Given task
Locate the word "chart" in the data below, then copy every line that holds it.

Given material
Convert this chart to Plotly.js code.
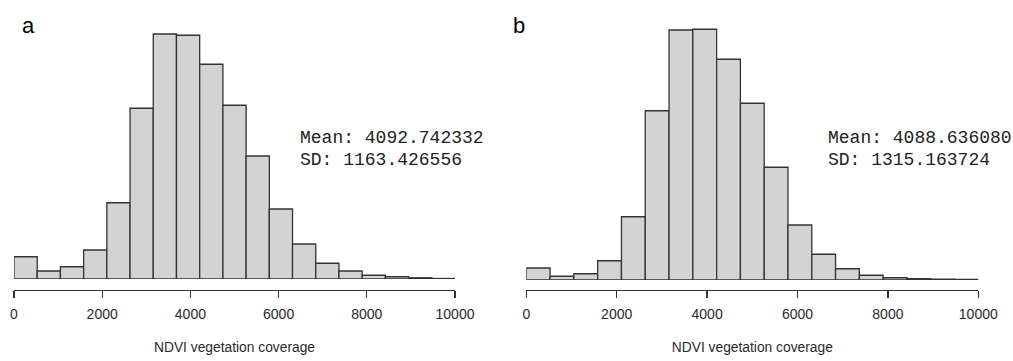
<!DOCTYPE html>
<html>
<head>
<meta charset="utf-8">
<script src="https://cdn.plot.ly/plotly-3.0.1.min.js"></script>
<style>html,body{margin:0;padding:0;background:#fff;}#chart{width:1013px;height:361px;}</style>
</head>
<body>
<div id="chart"></div>
<script>
// Histogram bin counts (19 equal bins spanning 0–10000)
const nBins = 19;
const binWidth = 10000 / nBins;
const countsA = [89, 32, 49, 116, 305, 683, 980, 975, 859, 695, 492, 280, 140, 63, 32, 15, 9, 5, 2];
const countsB = [48, 15, 25, 77, 253, 677, 1000, 1003, 883, 707, 451, 220, 103, 45, 19, 9, 5, 3, 2];
const tickVals = [0, 2000, 4000, 6000, 8000, 10000];
const tickText = ['0', '2000', '4000', '6000', '8000', '10000'];
const axisTitle = 'NDVI vegetation coverage';
const panelLabels = ['a', 'b'];
const statsA = ['Mean: 4092.742332', 'SD: 1163.426556'];
const statsB = ['Mean: 4088.636080', 'SD: 1315.163724'];

const W = 1013, H = 361;
const px = v => v / W;
const py = v => 1 - v / H;

const centers = countsA.map((_, i) => (i + 0.5) * binWidth);

function barTrace(counts, xa, ya) {
  return {
    type: 'bar', x: centers, y: counts, width: binWidth,
    xaxis: xa, yaxis: ya,
    marker: {color: '#d3d3d3', line: {color: '#333', width: 1.3}},
    hoverinfo: 'skip'
  };
}

function xAxis(domain, basePx) {
  return {
    domain: domain, range: [0, 10000], anchor: 'free', position: py(basePx),
    showline: true, linecolor: '#333', linewidth: 1.3,
    ticks: 'outside', ticklen: 7, tickwidth: 1.3, tickcolor: '#333',
    tickvals: tickVals, ticktext: tickText,
    showgrid: false, zeroline: false, fixedrange: true,
    ticklabelstandoff: 4,
    tickfont: {family: 'Liberation Sans, Arial, sans-serif', size: 14, color: '#2a2a2a'},
    title: {text: axisTitle, font: {family: 'Liberation Sans, Arial, sans-serif', size: 13.8, color: '#2a2a2a'}, standoff: 21}
  };
}

const mono = {family: 'Liberation Mono, DejaVu Sans Mono, monospace', size: 18, color: '#222'};
function statAnn(text, x, y) {
  return {text: text, xref: 'paper', yref: 'paper', x: px(x), y: py(y),
    xanchor: 'left', yanchor: 'middle', showarrow: false, font: mono};
}
const lblFont = {family: 'Liberation Sans, Arial, sans-serif', size: 22, color: '#000'};
function labelAnn(text, x, y) {
  return {text: text, xref: 'paper', yref: 'paper', x: px(x), y: py(y),
    xanchor: 'center', yanchor: 'middle', showarrow: false, font: lblFont};
}

const layout = {
  width: W, height: H,
  margin: {l: 0, r: 0, t: 0, b: 0, pad: 0},
  paper_bgcolor: '#fff', plot_bgcolor: '#fff',
  showlegend: false, bargap: 0,
  xaxis: xAxis([px(14), px(455)], 290),
  yaxis: {domain: [py(279), 1], range: [0, 1116], visible: false, anchor: 'x', fixedrange: true},
  xaxis2: xAxis([px(526.3), px(978.3)], 290),
  yaxis2: {domain: [py(280), 1], range: [0, 1120], visible: false, anchor: 'x2', fixedrange: true},
  annotations: [
    labelAnn(panelLabels[0], 28, 25),
    labelAnn(panelLabels[1], 519, 25),
    statAnn(statsA[0], 298, 138.3),
    statAnn(statsA[1], 298, 160),
    statAnn(statsB[0], 825.5, 138.3),
    statAnn(statsB[1], 825.5, 160)
  ]
};

Plotly.newPlot('chart', [barTrace(countsA, 'x', 'y'), barTrace(countsB, 'x2', 'y2')], layout,
  {displayModeBar: false, staticPlot: true});
</script>
</body>
</html>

Full response
Convert this chart to Plotly.js code.
<style>html,body{margin:0;padding:0;background:#fff;}#chart{width:1013px;height:361px;}</style>
<div id="chart"></div>
Plotly.newPlot('chart', [barTrace(countsA, 'x', 'y'), barTrace(countsB, 'x2', 'y2')], layout,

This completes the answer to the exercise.